Lengte 27-35 mm, januari-december.

Kenmerken
Rugzijde roodbruin tot donkerbruin met groenige glans. Onderzijde gelig. Halsschild en de randen van de dekschilden geel gerand. Dekschilden van het mannetje (144 1a g) glad, glanzend, die van het vrouwtje gegroefd (144 1b g). Tarsen van de voorpoten van het mannetje hebben zuignapjes. Heupen van de achterpoten afgerond.

Voorkomen
Algemeen in sterk begroeide stilstaande wateren, brede sloten en vijvers. Kan goed vliegen.

Levenswijze
De gewone geelrand leeft ongeveer 5 jaar als volwassen kever. Hij voedt zich voornamelijk met andere waterinsecten en hun larven, kikkervisjes en zelfs visjes en kleine salamanders, maar ook met aas. Tegen een aanval van grote vijanden kan hij zich verweren door een melkachtig wit kliersecreet dat tussen de randen van het halsschild wordt afgescheiden en dat bij vissen en amfibieƫn een verlammende uitwerking heeft. De paring vindt meestal plaats in de herfst. Daarbij zit het mannetje met de zuignappen vastgekleefd op het halsschild van het vrouwtje. De zuignapjes zitten aan de onderkant van de eerste 3 tarsleden die kort en verbreed zijn als halve schijfjes. Onder ieder schijfje zitten ongeveer 150 kleine, cirkelronde zuignapjes, die dus een belangrijke rol spelen bij de verovering en het monopoliseren van een vrouwtje. Pas in het voorjaar boort het vrouwtje met de legboor de eieren in stengels en bladeren van waterplanten. De larve wordt tot 6 cm lang en heeft een grote kop met stevige, holle, dolkvormige kaken. Daarmee vangt zij allerlei soorten waterdieren (144 1c g). De larve hangt voor een groot deel van de dag meestal stil in het water met een gekromde, enigszins S-vormige houding met de punt van het achterlijf aan het wateroppervlak en de kop omlaag.

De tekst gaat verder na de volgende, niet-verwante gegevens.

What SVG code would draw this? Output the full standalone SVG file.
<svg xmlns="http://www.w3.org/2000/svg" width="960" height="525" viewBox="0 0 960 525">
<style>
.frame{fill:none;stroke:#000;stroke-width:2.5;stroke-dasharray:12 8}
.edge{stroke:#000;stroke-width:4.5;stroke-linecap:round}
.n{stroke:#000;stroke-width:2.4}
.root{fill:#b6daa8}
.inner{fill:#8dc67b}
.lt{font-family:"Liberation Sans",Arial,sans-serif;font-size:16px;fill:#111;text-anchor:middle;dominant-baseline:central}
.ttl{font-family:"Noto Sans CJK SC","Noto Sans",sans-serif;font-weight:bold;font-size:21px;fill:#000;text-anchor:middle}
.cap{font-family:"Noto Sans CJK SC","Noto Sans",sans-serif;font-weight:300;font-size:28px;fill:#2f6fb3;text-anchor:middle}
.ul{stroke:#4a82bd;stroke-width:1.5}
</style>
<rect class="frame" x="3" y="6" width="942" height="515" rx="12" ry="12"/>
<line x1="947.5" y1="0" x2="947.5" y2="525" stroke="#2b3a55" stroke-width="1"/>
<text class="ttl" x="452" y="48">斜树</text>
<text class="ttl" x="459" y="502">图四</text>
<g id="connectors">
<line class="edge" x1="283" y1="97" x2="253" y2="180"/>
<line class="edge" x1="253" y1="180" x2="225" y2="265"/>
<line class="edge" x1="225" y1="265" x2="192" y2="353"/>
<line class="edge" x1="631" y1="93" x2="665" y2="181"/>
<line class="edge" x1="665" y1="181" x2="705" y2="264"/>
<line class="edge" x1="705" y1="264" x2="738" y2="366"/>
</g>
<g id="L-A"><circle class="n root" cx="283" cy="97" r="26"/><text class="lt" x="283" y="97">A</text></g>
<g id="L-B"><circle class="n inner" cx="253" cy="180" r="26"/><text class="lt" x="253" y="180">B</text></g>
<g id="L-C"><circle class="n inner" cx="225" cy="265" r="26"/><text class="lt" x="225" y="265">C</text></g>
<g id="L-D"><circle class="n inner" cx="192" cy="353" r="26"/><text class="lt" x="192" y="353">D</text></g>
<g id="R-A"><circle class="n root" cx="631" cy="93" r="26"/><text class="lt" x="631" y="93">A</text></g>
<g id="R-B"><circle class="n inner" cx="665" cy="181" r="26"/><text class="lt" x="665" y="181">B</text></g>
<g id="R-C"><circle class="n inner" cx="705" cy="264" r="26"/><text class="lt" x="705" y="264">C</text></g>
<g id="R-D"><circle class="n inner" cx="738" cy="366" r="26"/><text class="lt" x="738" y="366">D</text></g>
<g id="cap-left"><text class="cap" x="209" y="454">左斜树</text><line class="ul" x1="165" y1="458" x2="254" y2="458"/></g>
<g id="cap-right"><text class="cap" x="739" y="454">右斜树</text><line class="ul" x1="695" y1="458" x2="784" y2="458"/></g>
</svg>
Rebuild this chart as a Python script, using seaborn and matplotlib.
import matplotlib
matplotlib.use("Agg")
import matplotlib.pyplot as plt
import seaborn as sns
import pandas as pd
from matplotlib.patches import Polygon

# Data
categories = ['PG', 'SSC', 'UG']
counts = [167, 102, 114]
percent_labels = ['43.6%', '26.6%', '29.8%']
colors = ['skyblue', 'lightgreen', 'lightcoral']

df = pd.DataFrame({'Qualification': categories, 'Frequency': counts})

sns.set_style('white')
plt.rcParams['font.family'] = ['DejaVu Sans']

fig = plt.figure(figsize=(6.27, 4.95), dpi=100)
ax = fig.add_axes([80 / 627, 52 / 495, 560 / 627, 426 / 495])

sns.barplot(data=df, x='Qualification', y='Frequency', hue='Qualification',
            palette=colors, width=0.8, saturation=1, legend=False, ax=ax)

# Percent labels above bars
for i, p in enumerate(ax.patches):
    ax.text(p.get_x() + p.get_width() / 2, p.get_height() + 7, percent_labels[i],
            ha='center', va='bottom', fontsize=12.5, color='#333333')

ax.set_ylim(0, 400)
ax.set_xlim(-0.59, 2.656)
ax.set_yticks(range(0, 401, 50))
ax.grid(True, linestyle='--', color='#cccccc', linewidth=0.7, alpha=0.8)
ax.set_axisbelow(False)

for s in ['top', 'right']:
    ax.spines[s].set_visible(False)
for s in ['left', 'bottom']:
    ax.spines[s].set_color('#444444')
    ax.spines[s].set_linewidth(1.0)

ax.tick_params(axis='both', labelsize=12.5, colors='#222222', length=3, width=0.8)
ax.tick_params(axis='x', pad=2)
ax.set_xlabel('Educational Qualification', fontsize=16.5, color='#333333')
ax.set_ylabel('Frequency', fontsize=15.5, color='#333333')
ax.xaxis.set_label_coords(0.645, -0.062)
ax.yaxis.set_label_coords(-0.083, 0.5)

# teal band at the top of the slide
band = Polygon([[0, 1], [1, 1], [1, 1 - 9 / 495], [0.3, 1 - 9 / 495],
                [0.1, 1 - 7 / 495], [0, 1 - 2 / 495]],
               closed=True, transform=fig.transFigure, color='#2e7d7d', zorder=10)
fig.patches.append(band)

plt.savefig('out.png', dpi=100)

Aan de achterlijfspunt zitten 2 trachee-openingen waardoor atmosferische lucht kan worden uitgewisseld. Als er prooi langs komt wordt deze met een snelle uitval gegrepen met de kaken. Door de kaken stromen verteringssappen in de prooi die het dier doden en binnenshuids oplossen tot een soep. De prooi wordt daarna uitgezogen waarbij voedseldelen via de zuigkanalen in de kaken worden opgenomen. Grote larven eten ook kleinere soortgenoten en kunnen zo de aantallen reguleren bij een te grote populatiedichtheid. De larve kan zich rustig zwemmend met de poten naar andere jachtplekken verplaatsen, maar kan bij gevaar ook snel wegvluchten door kronkelige bewegingen te maken. Volgroeide larven kunnen de mens bij het beetpakken bijten en dat kan een schrikreactie veroorzaken, maar de kaken dringen gewoonlijk niet door de mensenhuid heen. Verpopping vindt plaats in de zomer in een holletje in de oever. Na 3-4 weken komt de nieuwe kever uit die zich spoedig naar het water toe beweegt.